Pictures do not belong in your copy. Repeat all the other data exactly.

MATERIAL:
#####

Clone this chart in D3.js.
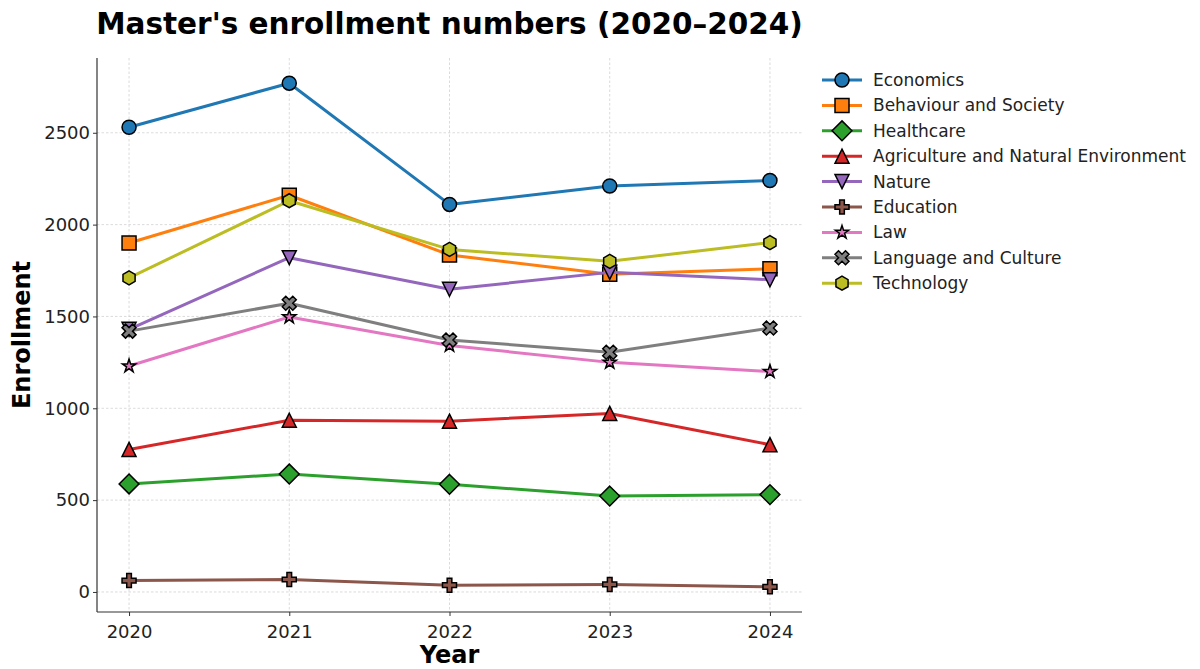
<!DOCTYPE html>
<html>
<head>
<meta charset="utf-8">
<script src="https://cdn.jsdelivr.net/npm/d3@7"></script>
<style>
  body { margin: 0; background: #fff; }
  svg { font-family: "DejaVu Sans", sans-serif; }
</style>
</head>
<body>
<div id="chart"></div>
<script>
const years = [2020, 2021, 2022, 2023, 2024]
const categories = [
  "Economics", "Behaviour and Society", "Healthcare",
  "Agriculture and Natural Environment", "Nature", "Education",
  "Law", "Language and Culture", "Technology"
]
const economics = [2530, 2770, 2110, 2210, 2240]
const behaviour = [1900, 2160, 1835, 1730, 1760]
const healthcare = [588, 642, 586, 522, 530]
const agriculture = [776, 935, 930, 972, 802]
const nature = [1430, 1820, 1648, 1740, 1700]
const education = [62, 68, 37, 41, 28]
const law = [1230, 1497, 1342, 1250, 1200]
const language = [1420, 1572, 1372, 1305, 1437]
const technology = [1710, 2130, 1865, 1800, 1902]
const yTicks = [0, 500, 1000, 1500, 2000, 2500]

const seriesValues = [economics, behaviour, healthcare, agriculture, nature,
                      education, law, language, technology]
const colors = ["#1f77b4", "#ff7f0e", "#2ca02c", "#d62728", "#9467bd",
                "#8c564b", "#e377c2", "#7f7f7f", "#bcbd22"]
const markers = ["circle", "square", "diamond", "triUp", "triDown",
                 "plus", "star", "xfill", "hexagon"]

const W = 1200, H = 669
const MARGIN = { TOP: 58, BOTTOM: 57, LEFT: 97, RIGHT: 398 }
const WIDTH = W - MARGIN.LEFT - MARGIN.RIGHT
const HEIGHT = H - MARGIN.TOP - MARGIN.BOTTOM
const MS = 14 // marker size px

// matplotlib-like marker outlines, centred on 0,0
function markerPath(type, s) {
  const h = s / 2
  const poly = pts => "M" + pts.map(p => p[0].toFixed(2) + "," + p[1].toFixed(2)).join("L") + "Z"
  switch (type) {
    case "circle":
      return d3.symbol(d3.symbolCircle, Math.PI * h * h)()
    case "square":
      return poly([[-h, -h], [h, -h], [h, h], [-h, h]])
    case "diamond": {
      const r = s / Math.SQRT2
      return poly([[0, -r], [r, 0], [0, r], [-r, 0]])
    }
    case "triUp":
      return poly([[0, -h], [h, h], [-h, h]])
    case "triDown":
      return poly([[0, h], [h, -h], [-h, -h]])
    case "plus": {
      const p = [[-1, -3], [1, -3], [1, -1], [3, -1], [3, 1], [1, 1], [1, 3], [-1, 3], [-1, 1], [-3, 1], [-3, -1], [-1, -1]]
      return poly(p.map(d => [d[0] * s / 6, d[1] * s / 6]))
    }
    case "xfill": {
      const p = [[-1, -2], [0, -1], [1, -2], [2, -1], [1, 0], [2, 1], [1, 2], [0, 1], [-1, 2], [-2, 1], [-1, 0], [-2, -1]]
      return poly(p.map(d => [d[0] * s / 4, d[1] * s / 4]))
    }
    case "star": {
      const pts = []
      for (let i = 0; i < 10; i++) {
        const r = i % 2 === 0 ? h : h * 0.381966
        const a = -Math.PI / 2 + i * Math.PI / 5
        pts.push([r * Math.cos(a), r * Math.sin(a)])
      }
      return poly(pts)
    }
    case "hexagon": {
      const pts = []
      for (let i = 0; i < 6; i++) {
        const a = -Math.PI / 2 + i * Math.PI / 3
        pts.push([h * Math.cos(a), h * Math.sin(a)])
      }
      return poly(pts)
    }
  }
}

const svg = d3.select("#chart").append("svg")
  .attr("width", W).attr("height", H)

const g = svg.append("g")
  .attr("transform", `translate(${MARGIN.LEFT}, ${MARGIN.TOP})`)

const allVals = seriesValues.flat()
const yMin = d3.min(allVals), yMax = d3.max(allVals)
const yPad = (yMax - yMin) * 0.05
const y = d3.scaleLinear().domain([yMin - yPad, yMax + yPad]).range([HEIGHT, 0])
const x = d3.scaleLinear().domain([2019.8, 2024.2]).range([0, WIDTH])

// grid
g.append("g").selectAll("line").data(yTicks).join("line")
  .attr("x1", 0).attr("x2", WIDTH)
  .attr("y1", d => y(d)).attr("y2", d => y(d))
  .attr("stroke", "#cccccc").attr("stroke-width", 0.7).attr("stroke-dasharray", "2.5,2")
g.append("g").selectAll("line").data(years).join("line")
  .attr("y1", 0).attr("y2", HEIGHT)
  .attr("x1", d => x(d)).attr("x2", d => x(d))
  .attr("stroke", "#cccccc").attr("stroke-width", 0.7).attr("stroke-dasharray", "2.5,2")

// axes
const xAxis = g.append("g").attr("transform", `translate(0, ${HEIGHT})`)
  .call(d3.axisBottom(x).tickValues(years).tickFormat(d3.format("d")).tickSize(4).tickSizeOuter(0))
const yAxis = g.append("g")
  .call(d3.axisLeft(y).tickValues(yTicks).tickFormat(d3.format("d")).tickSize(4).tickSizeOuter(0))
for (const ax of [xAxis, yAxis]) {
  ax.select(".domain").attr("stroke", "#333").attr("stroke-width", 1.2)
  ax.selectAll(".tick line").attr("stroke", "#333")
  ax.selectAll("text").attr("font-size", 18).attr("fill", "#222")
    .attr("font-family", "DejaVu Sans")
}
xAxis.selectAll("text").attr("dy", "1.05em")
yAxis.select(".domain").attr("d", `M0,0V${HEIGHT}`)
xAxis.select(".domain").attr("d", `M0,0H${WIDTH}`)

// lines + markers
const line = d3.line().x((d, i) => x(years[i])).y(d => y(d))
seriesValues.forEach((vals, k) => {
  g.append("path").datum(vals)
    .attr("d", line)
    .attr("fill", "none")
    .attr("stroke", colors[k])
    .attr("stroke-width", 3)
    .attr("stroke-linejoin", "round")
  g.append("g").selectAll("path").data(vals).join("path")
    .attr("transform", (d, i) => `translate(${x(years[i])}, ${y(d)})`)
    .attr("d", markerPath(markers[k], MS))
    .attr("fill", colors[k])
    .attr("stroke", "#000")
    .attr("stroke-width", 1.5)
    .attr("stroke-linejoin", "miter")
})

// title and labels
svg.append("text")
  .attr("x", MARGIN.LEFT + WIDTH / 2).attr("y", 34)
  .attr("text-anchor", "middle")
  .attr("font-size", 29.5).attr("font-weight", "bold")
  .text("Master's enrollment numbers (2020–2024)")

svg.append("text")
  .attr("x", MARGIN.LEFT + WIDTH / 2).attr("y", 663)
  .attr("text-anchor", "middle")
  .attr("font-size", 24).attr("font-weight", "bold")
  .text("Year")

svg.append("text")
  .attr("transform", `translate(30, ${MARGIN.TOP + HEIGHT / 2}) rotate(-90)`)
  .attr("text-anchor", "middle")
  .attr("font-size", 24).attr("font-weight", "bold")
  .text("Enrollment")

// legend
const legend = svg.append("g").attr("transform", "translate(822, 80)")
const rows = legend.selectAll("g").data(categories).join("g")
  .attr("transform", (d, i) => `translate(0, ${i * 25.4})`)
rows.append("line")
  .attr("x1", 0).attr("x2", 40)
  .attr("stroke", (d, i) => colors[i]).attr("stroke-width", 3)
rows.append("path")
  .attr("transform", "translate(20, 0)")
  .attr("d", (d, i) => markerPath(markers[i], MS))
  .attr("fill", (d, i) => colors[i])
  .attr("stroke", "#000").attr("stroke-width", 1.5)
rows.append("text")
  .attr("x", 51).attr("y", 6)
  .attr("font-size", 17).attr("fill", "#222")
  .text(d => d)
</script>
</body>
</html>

#####

RESPONSE TO THIS TASK:
Clone this chart in D3.js.
<!DOCTYPE html>
<html>
<head>
<meta charset="utf-8">
<script src="https://cdn.jsdelivr.net/npm/d3@7"></script>
<style>
  body { margin: 0; background: #fff; }
  svg { font-family: "DejaVu Sans", sans-serif; }
</style>
</head>
<body>
<div id="chart"></div>
<script>
const years = [2020, 2021, 2022, 2023, 2024]
const categories = [
  "Economics", "Behaviour and Society", "Healthcare",
  "Agriculture and Natural Environment", "Nature", "Education",
  "Law", "Language and Culture", "Technology"
]
const economics = [2530, 2770, 2110, 2210, 2240]
const behaviour = [1900, 2160, 1835, 1730, 1760]
const healthcare = [588, 642, 586, 522, 530]
const agriculture = [776, 935, 930, 972, 802]
const nature = [1430, 1820, 1648, 1740, 1700]
const education = [62, 68, 37, 41, 28]
const law = [1230, 1497, 1342, 1250, 1200]
const language = [1420, 1572, 1372, 1305, 1437]
const technology = [1710, 2130, 1865, 1800, 1902]
const yTicks = [0, 500, 1000, 1500, 2000, 2500]

const seriesValues = [economics, behaviour, healthcare, agriculture, nature,
                      education, law, language, technology]
const colors = ["#1f77b4", "#ff7f0e", "#2ca02c", "#d62728", "#9467bd",
                "#8c564b", "#e377c2", "#7f7f7f", "#bcbd22"]
const markers = ["circle", "square", "diamond", "triUp", "triDown",
                 "plus", "star", "xfill", "hexagon"]

const W = 1200, H = 669
const MARGIN = { TOP: 58, BOTTOM: 57, LEFT: 97, RIGHT: 398 }
const WIDTH = W - MARGIN.LEFT - MARGIN.RIGHT
const HEIGHT = H - MARGIN.TOP - MARGIN.BOTTOM
const MS = 14 // marker size px

// matplotlib-like marker outlines, centred on 0,0
function markerPath(type, s) {
  const h = s / 2
  const poly = pts => "M" + pts.map(p => p[0].toFixed(2) + "," + p[1].toFixed(2)).join("L") + "Z"
  switch (type) {
    case "circle":
      return d3.symbol(d3.symbolCircle, Math.PI * h * h)()
    case "square":
      return poly([[-h, -h], [h, -h], [h, h], [-h, h]])
    case "diamond": {
      const r = s / Math.SQRT2
      return poly([[0, -r], [r, 0], [0, r], [-r, 0]])
    }
    case "triUp":
      return poly([[0, -h], [h, h], [-h, h]])
    case "triDown":
      return poly([[0, h], [h, -h], [-h, -h]])
    case "plus": {
      const p = [[-1, -3], [1, -3], [1, -1], [3, -1], [3, 1], [1, 1], [1, 3], [-1, 3], [-1, 1], [-3, 1], [-3, -1], [-1, -1]]
      return poly(p.map(d => [d[0] * s / 6, d[1] * s / 6]))
    }
    case "xfill": {
      const p = [[-1, -2], [0, -1], [1, -2], [2, -1], [1, 0], [2, 1], [1, 2], [0, 1], [-1, 2], [-2, 1], [-1, 0], [-2, -1]]
      return poly(p.map(d => [d[0] * s / 4, d[1] * s / 4]))
    }
    case "star": {
      const pts = []
      for (let i = 0; i < 10; i++) {
        const r = i % 2 === 0 ? h : h * 0.381966
        const a = -Math.PI / 2 + i * Math.PI / 5
        pts.push([r * Math.cos(a), r * Math.sin(a)])
      }
      return poly(pts)
    }
    case "hexagon": {
      const pts = []
      for (let i = 0; i < 6; i++) {
        const a = -Math.PI / 2 + i * Math.PI / 3
        pts.push([h * Math.cos(a), h * Math.sin(a)])
      }
      return poly(pts)
    }
  }
}

const svg = d3.select("#chart").append("svg")
  .attr("width", W).attr("height", H)

const g = svg.append("g")
  .attr("transform", `translate(${MARGIN.LEFT}, ${MARGIN.TOP})`)

const allVals = seriesValues.flat()
const yMin = d3.min(allVals), yMax = d3.max(allVals)
const yPad = (yMax - yMin) * 0.05
const y = d3.scaleLinear().domain([yMin - yPad, yMax + yPad]).range([HEIGHT, 0])
const x = d3.scaleLinear().domain([2019.8, 2024.2]).range([0, WIDTH])

// grid
g.append("g").selectAll("line").data(yTicks).join("line")
  .attr("x1", 0).attr("x2", WIDTH)
  .attr("y1", d => y(d)).attr("y2", d => y(d))
  .attr("stroke", "#cccccc").attr("stroke-width", 0.7).attr("stroke-dasharray", "2.5,2")
g.append("g").selectAll("line").data(years).join("line")
  .attr("y1", 0).attr("y2", HEIGHT)
  .attr("x1", d => x(d)).attr("x2", d => x(d))
  .attr("stroke", "#cccccc").attr("stroke-width", 0.7).attr("stroke-dasharray", "2.5,2")

// axes
const xAxis = g.append("g").attr("transform", `translate(0, ${HEIGHT})`)
  .call(d3.axisBottom(x).tickValues(years).tickFormat(d3.format("d")).tickSize(4).tickSizeOuter(0))
const yAxis = g.append("g")
  .call(d3.axisLeft(y).tickValues(yTicks).tickFormat(d3.format("d")).tickSize(4).tickSizeOuter(0))
for (const ax of [xAxis, yAxis]) {
  ax.select(".domain").attr("stroke", "#333").attr("stroke-width", 1.2)
  ax.selectAll(".tick line").attr("stroke", "#333")
  ax.selectAll("text").attr("font-size", 18).attr("fill", "#222")
    .attr("font-family", "DejaVu Sans")
}
xAxis.selectAll("text").attr("dy", "1.05em")
yAxis.select(".domain").attr("d", `M0,0V${HEIGHT}`)
xAxis.select(".domain").attr("d", `M0,0H${WIDTH}`)

// lines + markers
const line = d3.line().x((d, i) => x(years[i])).y(d => y(d))
seriesValues.forEach((vals, k) => {
  g.append("path").datum(vals)
    .attr("d", line)
    .attr("fill", "none")
    .attr("stroke", colors[k])
    .attr("stroke-width", 3)
    .attr("stroke-linejoin", "round")
  g.append("g").selectAll("path").data(vals).join("path")
    .attr("transform", (d, i) => `translate(${x(years[i])}, ${y(d)})`)
    .attr("d", markerPath(markers[k], MS))
    .attr("fill", colors[k])
    .attr("stroke", "#000")
    .attr("stroke-width", 1.5)
    .attr("stroke-linejoin", "miter")
})

// title and labels
svg.append("text")
  .attr("x", MARGIN.LEFT + WIDTH / 2).attr("y", 34)
  .attr("text-anchor", "middle")
  .attr("font-size", 29.5).attr("font-weight", "bold")
  .text("Master's enrollment numbers (2020–2024)")

svg.append("text")
  .attr("x", MARGIN.LEFT + WIDTH / 2).attr("y", 663)
  .attr("text-anchor", "middle")
  .attr("font-size", 24).attr("font-weight", "bold")
  .text("Year")

svg.append("text")
  .attr("transform", `translate(30, ${MARGIN.TOP + HEIGHT / 2}) rotate(-90)`)
  .attr("text-anchor", "middle")
  .attr("font-size", 24).attr("font-weight", "bold")
  .text("Enrollment")

// legend
const legend = svg.append("g").attr("transform", "translate(822, 80)")
const rows = legend.selectAll("g").data(categories).join("g")
  .attr("transform", (d, i) => `translate(0, ${i * 25.4})`)
rows.append("line")
  .attr("x1", 0).attr("x2", 40)
  .attr("stroke", (d, i) => colors[i]).attr("stroke-width", 3)
rows.append("path")
  .attr("transform", "translate(20, 0)")
  .attr("d", (d, i) => markerPath(markers[i], MS))
  .attr("fill", (d, i) => colors[i])
  .attr("stroke", "#000").attr("stroke-width", 1.5)
rows.append("text")
  .attr("x", 51).attr("y", 6)
  .attr("font-size", 17).attr("fill", "#222")
  .text(d => d)
</script>
</body>
</html>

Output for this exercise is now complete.